Às vezes, em dias de luz perfeita e exacta,
Em que as coisas têm toda a realidade que podem ter,
Pergunto a mim próprio devagar
Porque sequer atribuo eu
Beleza às coisas.
Uma flor acaso tem beleza?
Tem beleza acaso um fruto?
Não: têm cor e forma
E existência apenas.
A beleza é o nome de qualquer coisa que não existe
Que eu dou às coisas em troca do agrado que me dão.
Não significa nada.
Então porque digo eu das coisas: são belas?
Sim, mesmo a mim, que vivo só de viver,
Invisíveis, vêm ter comigo as mentiras dos homens
Perante as coisas,
Perante as coisas que simplesmente existem.
Que difícil ser próprio e não ver senão o visível!
(Alberto Caeiro)
1 comentário:
A luz nítida e visível, que emana da noite que atravessas, está a servir para ver a minha estrada.
Nem sempre a vejo com nitidez e a sombras enganam-me de tal modo que, por vezes, me precipito sob as pedras que ferem.
Por isso, a tua luz é clara e visível.
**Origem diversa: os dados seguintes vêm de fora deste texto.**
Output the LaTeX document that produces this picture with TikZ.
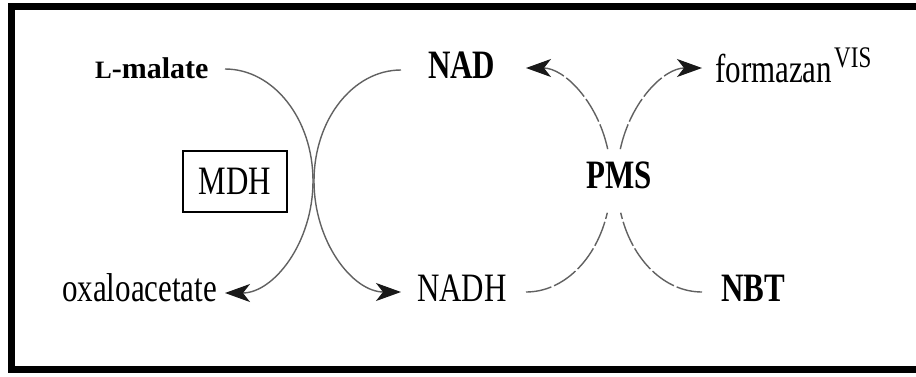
\documentclass[tikz,border=0pt]{standalone}
\usepackage{fontspec}
\usepackage{graphicx}
\setmainfont{Liberation Serif}
\usetikzlibrary{arrows.meta}
\newcommand{\vst}[1]{\scalebox{1}[1.3]{#1}}
\begin{document}
\begin{tikzpicture}[x=1pt,y=-1pt,
  >={Stealth[length=25pt,width=18pt,inset=7pt,color=black!90]},
  lbl/.style={inner sep=0pt, anchor=base west, font=\fontsize{31}{31}\selectfont},
  blbl/.style={lbl, font=\fontsize{31}{31}\selectfont\bfseries},
  solidarc/.style={draw=black!62, line width=1.4pt},
  dasharc/.style={solidarc, dash pattern=on 26pt off 3pt},
  frame/.style={line width=7.5pt, draw=black},
  ]
\useasboundingbox (0,0) rectangle (916,376);
\fill[white] (0,0) rectangle (916,376);
\draw[frame] (920,6.5) -- (11.5,6.5) -- (11.5,369.5) -- (920,369.5);

% labels
\node[blbl, font=\fontsize{30}{30}\selectfont\bfseries] (lmal) at (95,78) {{\fontsize{25}{25}\selectfont L}-malate};
\node[lbl] (oxa) at (62,301) {\vst{oxaloacetate}};
\node[blbl] (nad) at (428,78) {\vst{NAD}};
\node[lbl] (nadh) at (417,301) {\vst{NADH}};
\node[blbl] (pms) at (586,188) {\vst{PMS}};
\node[blbl] (nbt) at (721,301) {\vst{NBT}};
\node[lbl] (form) at (715,82) {\vst{formazan}\hspace{2pt}\raisebox{15pt}{\fontsize{23}{23}\selectfont\vst{VIS}}};
\node[draw, line width=1.3pt, minimum width=104pt, minimum height=61pt, inner sep=0pt,
      font=\fontsize{31}{31}\selectfont] (mdh) at (235,181.5) {\vst{MDH}};

% arc centres
\coordinate (c1) at (225,181);
\coordinate (c2) at (401,181);
\coordinate (c3) at (526,180);
\coordinate (c4) at (702,180);

% L-malate -> oxaloacetate
\draw[solidarc, ->] (c1) ++(-90:88 and 112) arc[start angle=-90, end angle=90, x radius=88, y radius=112];
% NAD -> NADH
\draw[solidarc, ->] (c2) ++(270:87 and 111) arc[start angle=270, end angle=90, x radius=87, y radius=111];
% NADH -> PMS -> NAD
\draw[dasharc] (c3) ++(90:85 and 112) arc[start angle=90, end angle=17, x radius=85, y radius=112];
\draw[dasharc, ->] (c3) ++(-16:85 and 112) arc[start angle=-16, end angle=-90, x radius=85, y radius=112];
% NBT -> PMS -> formazan
\draw[dasharc] (c4) ++(90:85 and 112) arc[start angle=90, end angle=163, x radius=85, y radius=112];
\draw[dasharc, ->] (c4) ++(196:85 and 112) arc[start angle=196, end angle=270, x radius=85, y radius=112];
\end{tikzpicture}
\end{document}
Não vem de um candeeiro frágil, nem de uma vela, cuja chama tremeluzente ameaça apagar-se.
A tua luz é tão forte e visível que magoa ver o que tenho gasto a olhar para as pedras que me fizeram cair e que já não me fazem cair.
A tua luz é tão séria e visível que consigo ver a desarrumação daquilo que julgava bem arrumado na minha vida, ou julgava estar a arrumar bem.
Na realidade é impossível ser-se “eu próprio”, quando nem vemos o visível.
Este é o meu obrigado num “dia de luz perfeita e exacta”!